The social contract is really to fix the damage your (at fault) collisions cause.

At least in jurisdictions I've been in, the state requires evidence of financial responsibility as a requirement for driving. (Enforcement is a separate issue from requirement). A car insurance policy is evidence of financial responsibility, and the most common; but you can also post a bond of something like the minimum insurance amounts. Yes, if you don't have the money to post a bond, you're more or less forced into insurance or not driving (or driving illegaly), but that's we know you'll uphold the social construct of fixing the damages you cause. You don't need insurance to ride a bicycle, because it's not as easy to cause damages with a bicycle.


Self insurance is no longer a thing in the UK. I think the administrative work of ensuring you capture increased bonds with inflation was judged unacceptable or something?

So actual insurance is mandatory for people who operate motor vehicles on public roads


The alternative is that cars are prohibited because we've decided not to insure the risk and their owners definitely can't be relied upon to just happen to be able to cover the costs when, inevitably, they are incurred.

I'm OK with "all private motor vehicles are prohibited" but you need to be clear if that's what you want


Socializing the risk in this way is a regressive tax, there are clearly other alternative organizational structures.

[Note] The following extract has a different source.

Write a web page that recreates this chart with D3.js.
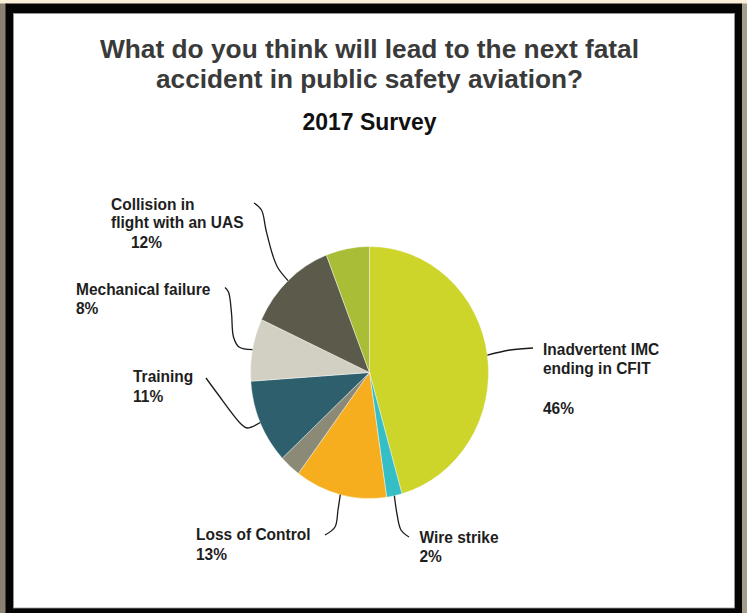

To play devil's advocate (and avoid the wrath of a certain lobby): We don't require knife insurance.


To extend your analogy slightly (while recognizing the actual meaning), if you go to an axe throwing venue (range) you dont have to carry insurance, but the range does carry insurance.

If you go into the wilderness where axe throwing is allowed, and you maim or kill someone, you are personally liable to be sued or prosecuted.

If you throw an axe where it is not allowed, you are also personally liable criminally and civilly.


Do you use your knives daily in a fashion that might injure bystanders? If so maybe you should be made to carry mandatory insurance.


There has been discussion about piloting something like that in london


> Insurance isn't a social contract, it's private business foisted upon you

so if you had an accident that caused damage to somebody else, and you didnt have money to pay for said damage, who makes the other party whole?


You can survive quite happily without a car, and thus without car insurance, in the vast majority of the UK. Vehicle ownership is not mandatory either in principle or practice.


FWIW, there is such a thing as public-sector insurance. The required auto insurance in saskatchewan, for instance, is tied to your registration and administered by the same crown corporation, which doesn't have the profit motive that a private insurer has.


"Obey the law" isn't part of the social contract? Hmm.


Law 209348032984: Pay some guy for dubiously priced services that are clearly a government function. If you don't do it you're a statistical thief who refused to pay for something that didn't happen. Seems like the law itself is violating the social contract.


I don't think "buy some car insurance if you're going to drive" is any more unreasonable than "buy a crash helmet if you're going to drive".

But I can see how there would be a range of valid opinions on the matter. Some places do have a single government-owned insurance company: whatever they say you have to pay, you have to pay. No other options.